On September 17, 2019, CFPB Director Kathleen Kraninger sent two letters (the “Letters”) to Speaker of the House Nancy Pelosi and Senate Majority Leader Mitch McConnell.  In the Letters, Director Kraninger explained that the CFPB had about‑faced in its position on the constitutionality of what is known as the for-cause removal provision of the Consumer Financial Protection Act (“CFPA”).  This provision permits the President to remove the Director of the CFPB, but only for cause.  Previously, the CFPB defended this provision’s constitutionality.  The CFPB now asserts that the provision is unconstitutional.  Further, the CFPB has asserted this new position in a brief filed before the Supreme Court in response to a petition for certiorari filed in CFPB v. Seila Law, No. 19-7 (S. Ct.) (filed September 17, 2019) (the “Seila Law brief”).

CFPB v. Seila Law

In Seila Law, the Seila Law firm refused a CFPB civil investigative demand (“CID”).  Seila Law asked the CFPB to set aside the demand under 12 U.S.C. § 5562(f) and 12 C.F.R. § 1080.6(e).  The Director of the CFPB denied the request, and Seila Law submitted partial responses, reiterated its objections, and declined to provide further information or documents.  The CFPB filed a petition to enforce the CID in federal district court and prevailed.  Seila law appealed to the Ninth Circuit, which affirmed based primarily on the majority opinion from the D.C. Circuit en banc decision PHH Corp. v. CFPB, and then Seila Law filed its petition for certiorari.  On September 17, 2019, the DOJ filed the Seila Law brief on behalf of the CFPB.

Various Positions Taken in Seila Law

In the Letters, Kraninger summarized the arguments made in the Seila Law brief and explained that she has “directed the Bureau’s attorneys to refrain from defending the for-cause removal provision in the lower courts.”  Given this major concession regarding the constitutionality of the CFPB’s structure, it is unclear whether parties subject to CFPB investigation may successfully resist CFPB authority.

The CFPB has taken the position that “a Supreme Court decision holding that the for-cause removal provision is unconstitutional should not affect the Bureau’s ability to carry out its important mission [of consumer protection,” because “if the Court holds the for-cause removal provision unconstitutional, the CFPA should remain ‘fully operative’ and the Bureau would ‘continue to function as before, just with a Direct who ‘may be removed at will by the President.’”  See Letters (quoting Free Enterprise Fund v. Public Co. Accounting Oversight Bd., 561 U.S. 477, 508 (2010)).  As a result, even if the Supreme Court held that the for-cause removal provision was unconstitutional, Seila Law (and others) would still be required to respond to CFPB CIDs.
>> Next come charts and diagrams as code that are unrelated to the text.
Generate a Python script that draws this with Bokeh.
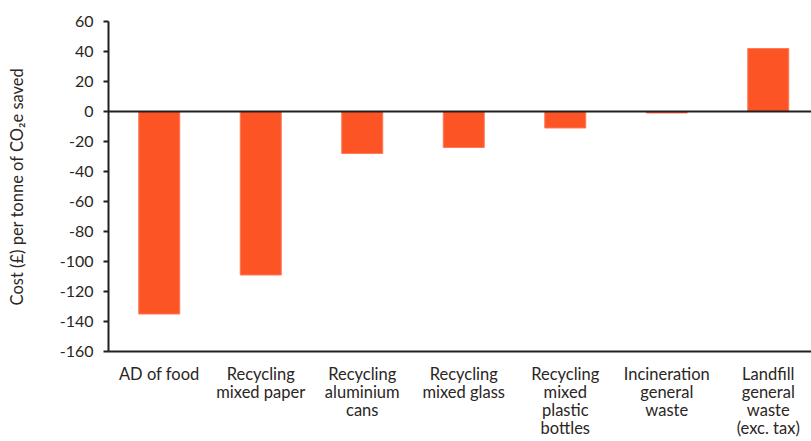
from bokeh.plotting import figure
from bokeh.models import Range1d, FixedTicker, Span, ColumnDataSource
from bokeh.embed import file_html
from bokeh.resources import INLINE

# Waste treatment routes and their cost per tonne of CO2e saved (GBP)
categories = [
    "AD of food",
    "Recycling\nmixed paper",
    "Recycling\naluminium\ncans",
    "Recycling\nmixed glass",
    "Recycling\nmixed\nplastic\nbottles",
    "Incineration\ngeneral\nwaste",
    "Landfill\ngeneral\nwaste\n(exc. tax)",
]
cost_per_tonne = [-135, -109, -28, -24, -11, -1, 42]
y_ticks = [60, 40, 20, 0, -20, -40, -60, -80, -100, -120, -140, -160]

FONT = "Lato"
INK = "#231f20"
TEXT = "#2a2624"
BAR = "#fc5424"

positions = [i + 0.5 for i in range(len(categories))]
source = ColumnDataSource(dict(x=positions, cost=cost_per_tonne))

p = figure(
    width=811, height=441,
    x_range=Range1d(0, 6.926), y_range=Range1d(-160, 60),
    output_backend="svg", toolbar_location=None,
    min_border_left=108, min_border_right=0,
    min_border_top=21, min_border_bottom=90,
)
p.outline_line_color = None
p.xgrid.visible = False
p.ygrid.visible = False
p.background_fill_color = "white"
p.border_fill_color = "white"

p.vbar(x="x", width=0.404, top="cost", bottom=0, source=source,
       fill_color=BAR, line_color="#fd7b57", line_width=1)

# zero baseline
p.add_layout(Span(location=0, dimension="width", line_color=INK, line_width=2))

xa = p.xaxis[0]
xa.ticker = FixedTicker(ticks=positions)
xa.major_label_overrides = {pos: name for pos, name in zip(positions, categories)}
xa.major_tick_line_color = None
xa.minor_tick_line_color = None
xa.major_tick_out = 0
xa.major_label_standoff = 12
xa.axis_line_color = INK
xa.axis_line_width = 2
xa.major_label_text_font = FONT
xa.major_label_text_font_size = "16.5px"
xa.major_label_text_line_height = 0.9
xa.major_label_text_color = TEXT

ya = p.yaxis[0]
ya.ticker = FixedTicker(ticks=y_ticks)
ya.major_label_overrides = {t: str(t) for t in y_ticks}
ya.major_tick_out = 5
ya.major_tick_in = 0
ya.major_tick_line_color = INK
ya.major_tick_line_width = 2
ya.minor_tick_line_color = None
ya.axis_line_color = INK
ya.axis_line_width = 2
ya.major_label_standoff = 10
ya.major_label_text_font = FONT
ya.major_label_text_font_size = "16px"
ya.major_label_text_color = TEXT
ya.axis_label = "Cost (£) per tonne of CO₂e saved"
ya.axis_label_text_font = FONT
ya.axis_label_text_font_size = "16.5px"
ya.axis_label_text_font_style = "normal"
ya.axis_label_text_color = TEXT
ya.axis_label_standoff = 30

open("out.html", "w").write(file_html(p, INLINE))
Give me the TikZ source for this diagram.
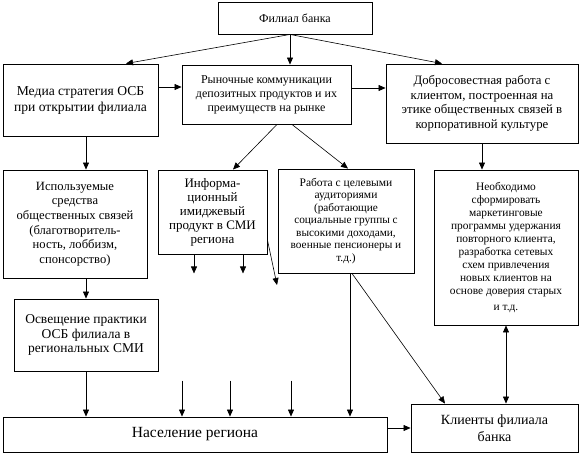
\documentclass[tikz,border=0pt]{standalone}
\usepackage{fontspec}
\setmainfont{Liberation Serif}
\usetikzlibrary{arrows.meta, positioning, calc}
\newcommand{\smallline}{\fontsize{11.3}{12.5}\selectfont}

\begin{document}
\begin{tikzpicture}[
    x=1pt, y=-1pt,
    font=\fontsize{12}{14}\selectfont,
    >={Triangle[length=7pt,width=6pt]},
    % Node styles
    block/.style={rectangle, draw=black, line width=0.9pt, align=center, inner sep=2pt, fill=white},
    % Edge styles
    arrow/.style={->, line width=0.6pt, draw=black},
    biarrow/.style={<->, line width=0.6pt, draw=black}
]
\useasboundingbox (0,0) rectangle (582,456);

% -----------------------------------------------------------
% ROW 1: Branch and strategies
% -----------------------------------------------------------
\node[block, minimum width=154pt, minimum height=32pt] (filial) at (295, 18) {Филиал банка};
\node[block, minimum width=155pt, minimum height=72pt, font=\fontsize{13.6}{16}\selectfont] (media) at (80.5, 100) {Медиа стратегия ОСБ\\при открытии филиала};
\node[block, minimum width=169pt, minimum height=59pt, font=\fontsize{12}{14}\selectfont] (market) at (266.5, 94.5) {Рыночные коммуникации\\депозитных продуктов и их\\преимуществ на рынке};
\node[block, minimum width=192pt, minimum height=79pt, font=\fontsize{12.8}{14.5}\selectfont] (dobro) at (482, 103.5) {Добросовестная работа с\\клиентом, построенная на\\этике общественных связей в\\корпоративной культуре};

% -----------------------------------------------------------
% ROW 2: Tools and target groups
% -----------------------------------------------------------
\node[block, minimum width=144pt, minimum height=108pt, font=\fontsize{12.6}{14.7}\selectfont] (used) at (75, 224) {Используемые\\средства\\общественных связей\\(благотворитель-\\ность, лоббизм,\\спонсорство)};
\node[block, minimum width=109pt, minimum height=84pt, font=\fontsize{13}{14}\selectfont] (info) at (212.5, 212) {Информа-\\ционный\\имиджевый\\продукт в СМИ\\региона};
\node[block, minimum width=136pt, minimum height=104pt, font=\fontsize{11.5}{12.5}\selectfont] (work) at (346, 221) {Работа с целевыми\\аудиториями\\\smallline(работающие\\\smallline социальные группы с\\\smallline высокими доходами,\\\smallline военные пенсионеры и\\\smallline т.д.)};
\node[block, minimum width=144pt, minimum height=155pt, font=\fontsize{11.4}{13}\selectfont] (need) at (506, 247.5) {Необходимо\\сформировать\\маркетинговые\\программы удержания\\повторного клиента,\\разработка сетевых\\схем привлечения\\новых клиентов на\\основе доверия старых\\[3pt]и т.д.};
\node[block, minimum width=144pt, minimum height=72pt, font=\fontsize{13.5}{14.5}\selectfont] (cover) at (86, 335) {Освещение практики\\ОСБ филиала в\\региональных СМИ};

% -----------------------------------------------------------
% ROW 3: Region and clients
% -----------------------------------------------------------
\node[block, minimum width=384pt, minimum height=35pt, font=\fontsize{15.5}{17}\selectfont] (pop) at (195, 434.5) {Население региона};
\node[block, minimum width=167pt, minimum height=48pt, font=\fontsize{14}{17}\selectfont] (clients) at (494.5, 428) {Клиенты филиала\\банка};

% free ends
\coordinate (infoA) at ([xshift=-18.5pt, yshift=-19pt]info.south);
\coordinate (infoB) at ([xshift=30.5pt, yshift=-19pt]info.south);
\coordinate (infoC) at (277, 285);
\coordinate (popA) at ([xshift=-13pt, yshift=36pt]pop.north);
\coordinate (popB) at ([xshift=35pt, yshift=36pt]pop.north);
\coordinate (popC) at ([xshift=96pt, yshift=36pt]pop.north);

% -----------------------------------------------------------
% Connectors
% -----------------------------------------------------------
\draw[arrow] ([xshift=-5pt]filial.south) -- ([xshift=45.5pt]media.north);
\draw[arrow] ([xshift=-5pt]filial.south) -- ([xshift=23.5pt]market.north);
\draw[arrow] ([xshift=-5pt]filial.south) -- ([xshift=-40pt]dobro.north);

\draw[arrow] ([yshift=13pt]media.east) -- ([yshift=13pt]media.east -| market.west);
\draw[arrow] ([yshift=6.5pt]market.east) -- ([yshift=6.5pt]market.east -| dobro.west);

\draw[arrow] ([xshift=10.5pt]market.south) -- ([xshift=20.5pt]info.north);
\draw[arrow] ([xshift=25.5pt]market.south) -- ([xshift=2pt]work.north);

\draw[arrow] ([xshift=5.5pt]media.south) -- ([xshift=5.5pt]media.south |- used.north);
\draw[arrow] (dobro.south) -- (dobro.south |- need.north);
\draw[arrow] ([xshift=11pt]used.south) -- ([xshift=11pt]used.south |- cover.north);

\draw[arrow] ([xshift=-18.5pt]info.south) -- (infoA);
\draw[arrow] ([xshift=30.5pt]info.south) -- (infoB);
\draw[arrow] ([yshift=-28pt]info.east) -- (infoC);

\draw[arrow] (cover.south) -- (cover.south |- pop.north);
\draw[arrow] (popA) -- (popA |- pop.north);
\draw[arrow] (popB) -- (popB |- pop.north);
\draw[arrow] (popC) -- (popC |- pop.north);
\draw[arrow] ([xshift=4pt]work.south) -- ([xshift=4pt]work.south |- pop.north);
\draw[arrow] ([xshift=6pt]work.south) -- ([xshift=-49.5pt]clients.north);

\draw[arrow] ([yshift=6.5pt]pop.east) -- ([yshift=6.5pt]pop.east -| clients.west);
\draw[biarrow] (need.south) -- (need.south |- clients.north);

\end{tikzpicture}
\end{document}
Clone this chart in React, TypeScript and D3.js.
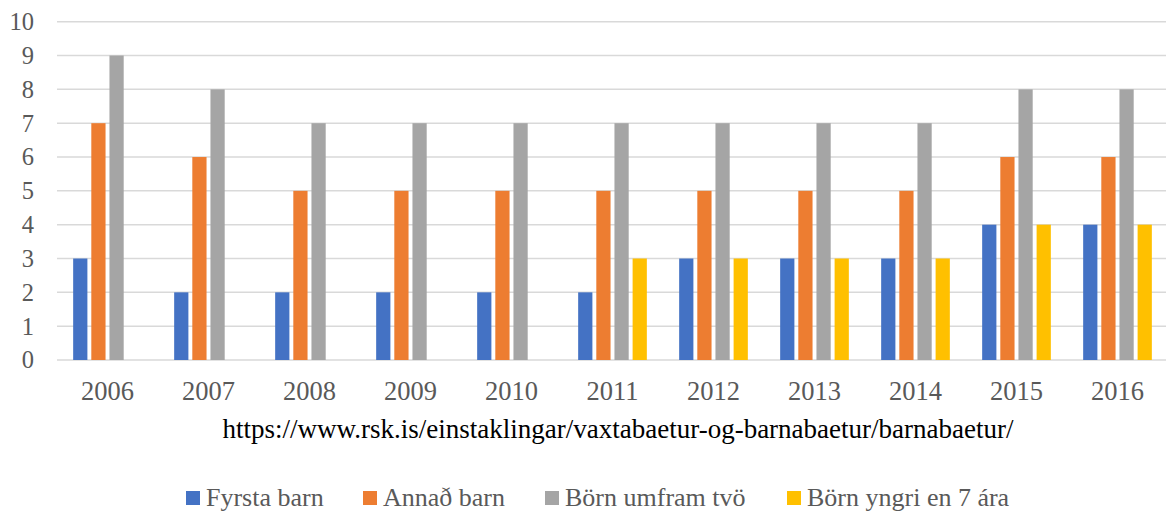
import React from "react";
import * as d3 from "d3";

const years = ["2006", "2007", "2008", "2009", "2010", "2011", "2012", "2013", "2014", "2015", "2016"];
const seriesNames = ["Fyrsta barn", "Annað barn", "Börn umfram tvö", "Börn yngri en 7 ára"];
const fyrstaBarn = [3, 2, 2, 2, 2, 2, 3, 3, 3, 4, 4];
const annadBarn = [7, 6, 5, 5, 5, 5, 5, 5, 5, 6, 6];
const bornUmframTvo = [9, 8, 7, 7, 7, 7, 7, 7, 7, 8, 8];
const bornYngri7 = [null, null, null, null, null, 3, 3, 3, 3, 4, 4];
const yTicks = [0, 1, 2, 3, 4, 5, 6, 7, 8, 9, 10];
const sourceText = "https://www.rsk.is/einstaklingar/vaxtabaetur-og-barnabaetur/barnabaetur/";
const colors = ["#4472C4", "#ED7D31", "#A5A5A5", "#FFC000"];

const W = 1166;
const H = 514;
const FONT = '"Liberation Serif", "Times New Roman", "DejaVu Serif", serif';

export default function App() {
  const allSeries = [fyrstaBarn, annadBarn, bornUmframTvo, bornYngri7];
  const x0 = d3.scaleBand<string>().domain(years).range([57, 1168]).paddingInner(0.32).paddingOuter(0.16);
  const x1 = d3.scaleBand<string>().domain(seriesNames).range([0, x0.bandwidth()]).paddingInner(0.216);
  const y = d3.scaleLinear().domain([0, 10]).range([360, 21.7]);

  const legendX = [186, 363, 545, 787];
  const txt = { fontFamily: FONT } as React.CSSProperties;

  return (
    <svg width={W} height={H} style={{ position: "absolute", left: 0, top: 0, background: "#fff", fontFamily: FONT }}>
      {yTicks.map((t) => (
        <g key={t}>
          <line x1={57} x2={1166} y1={y(t)} y2={y(t)} stroke="#d9d9d9" strokeWidth={1.5} />
          <text x={34} y={y(t)} dy="0.34em" textAnchor="end" fontSize={24.5} fill="#595959" style={txt}>{t}</text>
        </g>
      ))}
      {years.map((yr, i) => (
        <g key={yr}>
          {allSeries.map((s, si) => {
            const v = s[i];
            if (v == null) return null;
            const bx = (x0(yr) as number) + (x1(seriesNames[si]) as number);
            return (
              <rect key={si} x={bx} y={y(v)} width={x1.bandwidth()} height={y(0) - y(v)} fill={colors[si]} />
            );
          })}
          <text x={(x0(yr) as number) + x0.bandwidth() / 2} y={400} textAnchor="middle" fontSize={26.5} fill="#595959" style={txt}>{yr}</text>
        </g>
      ))}
      <text x={618} y={438} textAnchor="middle" fontSize={27} fill="#000" style={txt}>{sourceText}</text>
      {seriesNames.map((n, i) => (
        <g key={n}>
          <rect x={legendX[i]} y={491} width={14} height={14} fill={colors[i]} />
          <text x={legendX[i] + 20} y={506} fontSize={26} fill="#595959" style={txt}>{n}</text>
        </g>
      ))}
    </svg>
  );
}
Others, however, have taken the position that if the provision is unconstitutional, then the CFPB’s authority is severely diminished.  For example, the State of Texas’s amicus brief in Seila Law took the position that the for-cause removal provision renders the CFPB unconstitutional; as a result, there is no obligation for Seila Law to answer the CFPB’s CID.  See Texas Amicus Br. at 16.

Takeaway

Despite the CFPB’s reversed position, it remains unclear whether the for-cause removal provision is unconstitutional, and if so, what affect that has on the CFPB’s authority.  For now, we will be monitoring the case for developments, including to see if the Supreme Court will take the question.